Enter Mike White, the actor-screenwriter-producer-director who’s best known for writing hit comedies, including “Nacho Libre” and “School of Rock” (in which he also plays a supporting role). White, a former producing partner of Jack Black, calls himself a “scholar” of CBS’ multiple-Emmy-winning reality show and a self-professed “weird reality fanatic” who began his quest to become an “Amazing Race” contestant during the Hollywood writers strike in late 2007.

“I couldn’t write. I’d been watching for so long, I was just like, ‘I want to go on the show!’ ” White recalled. “I made a tape with a friend and sent it in. It wasn’t like I tried to pull rank. We just sent in an audition and they called.”

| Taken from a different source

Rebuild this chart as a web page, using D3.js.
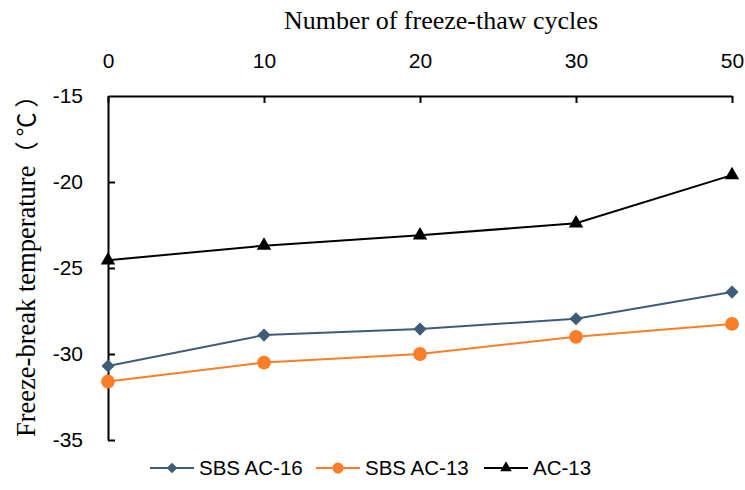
<!DOCTYPE html>
<html>
<head>
<meta charset="utf-8">
<script src="https://cdn.jsdelivr.net/npm/d3@7"></script>
<style>
  body { margin: 0; background: #fff; }
  svg { display: block; }
</style>
</head>
<body>
<svg id="vis"></svg>
<script>
const plotWidth = 745;
const plotHeight = 490;

// data
const cycles = ['0', '10', '20', '30', '50'];
const sbsAc16 = [-30.7, -28.9, -28.55, -27.95, -26.4];
const sbsAc13 = [-31.6, -30.5, -30.0, -29.0, -28.25];
const ac13 = [-24.55, -23.7, -23.1, -22.4, -19.6];
const yTicks = [-15, -20, -25, -30, -35];

const seriesList = [
    {name: 'SBS AC-16', values: sbsAc16, color: '#3E5B7A', marker: 'diamond'},
    {name: 'SBS AC-13', values: sbsAc13, color: '#FA7D28', marker: 'circle'},
    {name: 'AC-13', values: ac13, color: '#000000', marker: 'triangle'},
];

const svg = d3.select('#vis')
    .attr('width', plotWidth)
    .attr('height', plotHeight);

const sansFont = 'Liberation Sans, Arial, sans-serif';
const serifFont = 'Liberation Serif, Times New Roman, serif';

const x = d3.scalePoint().domain(cycles).range([108, 732]);
const y = d3.scaleLinear().domain([-35, -15]).range([440, 96]);

function markerPath(kind) {
    if (kind === 'diamond') return d3.symbol(d3.symbolDiamond2, 110)();
    if (kind === 'circle') return d3.symbol(d3.symbolCircle, 150)();
    return d3.symbol(d3.symbolTriangle, 90)();
}

// x axis on top
const xAxis = svg.append('g')
    .attr('transform', `translate(0,${y(-15)})`)
    .call(d3.axisTop(x).tickSizeInner(-7).tickSizeOuter(0).tickPadding(28));
// y axis on left
const yAxis = svg.append('g')
    .attr('transform', `translate(${x('0')},0)`)
    .call(d3.axisLeft(y).tickValues(yTicks).tickFormat(d => String(d)).tickSizeInner(-7).tickSizeOuter(0).tickPadding(25));

[xAxis, yAxis].forEach(ax => {
    ax.select('.domain').attr('stroke', '#000').attr('stroke-width', 2);
    ax.selectAll('.tick line').attr('stroke', '#000').attr('stroke-width', 2);
    ax.selectAll('.tick text')
        .attr('fill', '#000')
        .style('font-family', sansFont)
        .style('font-size', '21px');
});
// the -15 tick on the y axis sits on the x axis line
yAxis.selectAll('.tick line').filter(d => d === -15).remove();

// titles
svg.append('text')
    .attr('x', 441)
    .attr('y', 29)
    .attr('text-anchor', 'middle')
    .style('font-family', serifFont)
    .style('font-size', '26px')
    .text('Number of freeze-thaw cycles');

const yTitle = svg.append('text')
    .attr('transform', 'translate(35,437) rotate(-90)')
    .attr('text-anchor', 'start')
    .style('font-family', serifFont)
    .style('font-size', '26.5px');
yTitle.append('tspan').text('Freeze-break temperature');
yTitle.append('tspan')
    .style('font-family', 'Noto Sans CJK SC, sans-serif')
    .style('font-size', '24px')
    .style('letter-spacing', '5px')
    .text('（℃）');

// lines and markers
const line = d3.line()
    .x((d, i) => x(cycles[i]))
    .y(d => y(d));

seriesList.forEach(s => {
    svg.append('path')
        .datum(s.values)
        .attr('fill', 'none')
        .attr('stroke', s.color)
        .attr('stroke-width', 2)
        .attr('d', line);
    svg.selectAll(null)
        .data(s.values)
        .enter()
        .append('path')
        .attr('d', markerPath(s.marker))
        .attr('transform', (d, i) => `translate(${x(cycles[i])},${y(d)})`)
        .attr('fill', s.color);
});

// legend
const legendX = [150, 316, 484];
const legendY = 468;
seriesList.forEach((s, i) => {
    const g = svg.append('g').attr('transform', `translate(${legendX[i]},${legendY})`);
    g.append('line')
        .attr('x1', 0).attr('x2', 44)
        .attr('stroke', s.color)
        .attr('stroke-width', 2);
    g.append('path')
        .attr('d', markerPath(s.marker))
        .attr('transform', 'translate(22,0) scale(0.8)')
        .attr('fill', s.color);
    g.append('text')
        .attr('x', 49)
        .attr('dy', '0.35em')
        .style('font-family', sansFont)
        .style('font-size', '20.5px')
        .text(s.name);
});
</script>
</body>
</html>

In fact, White, a Pasadena native who earned his stripes as a writer for Judd Apatow’s late, great 1999-2000 television series, “Freaks and Geeks,” places his burning ambition to be on “The Amazing Race” right up there with his abiding goals in life. “It’s definitely on the bucket list,” White said over a plate of roasted vegetables at the Brentwood Country Mart earlier this week. “Do ‘The Amazing Race,’ do a few movies, die happy.”


But that doesn’t quite explain how the whippet-thin Hollywood hotshot -- whose boyish physical presence and unblinking demeanor can’t help but bring to mind the slightly demented naif-stalker he portrayed in 2000’s oddball dramedy “Chuck & Buck” -- wound up on the physically arduous, globe-spanning obstacle course/time trial, which kicks off its 14th season at 8 p.m. Sunday.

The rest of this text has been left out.